A Stastical Theory of Stellar Encounters.

lyn46598

USA, [No printer], 1941. Lex8vo. In the original printed wrappers. "Reprinted for private circulation from The Astrophysical Journal, Vol. 94, No. 3, November 1941". Previous owner's name, the famous English physicist, astronomer and mathematician, [J. H. Jeans] to top right corner of front wrapper. Very light miscolouring to lower left corner of front wrapper, otherwise a very fine and clean copy. Pp. 511-524. ¶ Scarce offprint issue, from the library of the influential English physicist and astronomer James Hopwood Jeans, of Chandrasekhar's important paper in which he developed his statistical theory of stellar encounters. In the 1983 he was awarded the Nobel Prize in physic for key discoveries that led to the currently accepted theory on the later evolutionary stages of massive stars.

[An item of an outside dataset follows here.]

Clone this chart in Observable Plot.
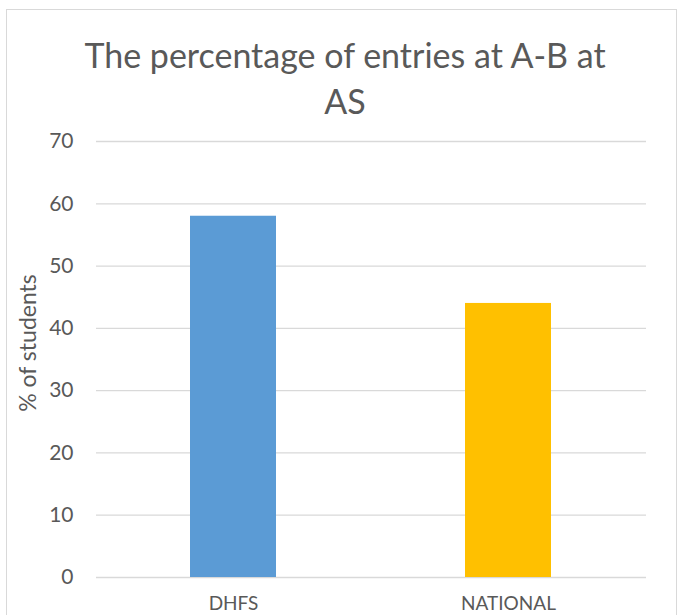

Chandresekhar is famous for showing that the final fate of a star depends on its mass, furthermore he calculated that massive stars would be unable to evolve into white dwarfs, the limiting size called the Chandresekhar Limit.
"An important question from the point of view of what can be observed is how the cumulative effect of chance encounters affects the orbit of a star measured by what is called "time of relaxation" of the stellar system. Conventional wisdom assumed it could be theoretically calculated by considering the cumulative effect of a large number of two-body encounters. A closer analysis convinced Chandrasekhar that such an idealization did not provide a good approximation to the physical situation in the stellar system. The gravitational field fluctuated in space and time. New methods of treating the problem based on statistics were required. He laid the foundations of such new methods in one of his most celebrated and widely quoted papers, "Stochastic and Statistical Problems in Astronomy," published in 1943. The probability methods reviewed in this paper have found application beyond astronomy in a wide variety of problems and fields as different as colloidal chemistry and stellar dynamics." (DSB)

James Hopwood Jeans (1877 -1946) made several important contributions in many areas of physics, including quantum theory, the theory of radiation and stellar evolution. His analysis of rotating bodies led him to conclude that Laplace's theory that the solar system formed from a single cloud of gas was incorrect, proposing instead that the planets condensed from material drawn out of the sun by a hypothetical catastrophic near-collision with a passing star. This theory is not accepted today. Furthermore he is the founder of British cosmology.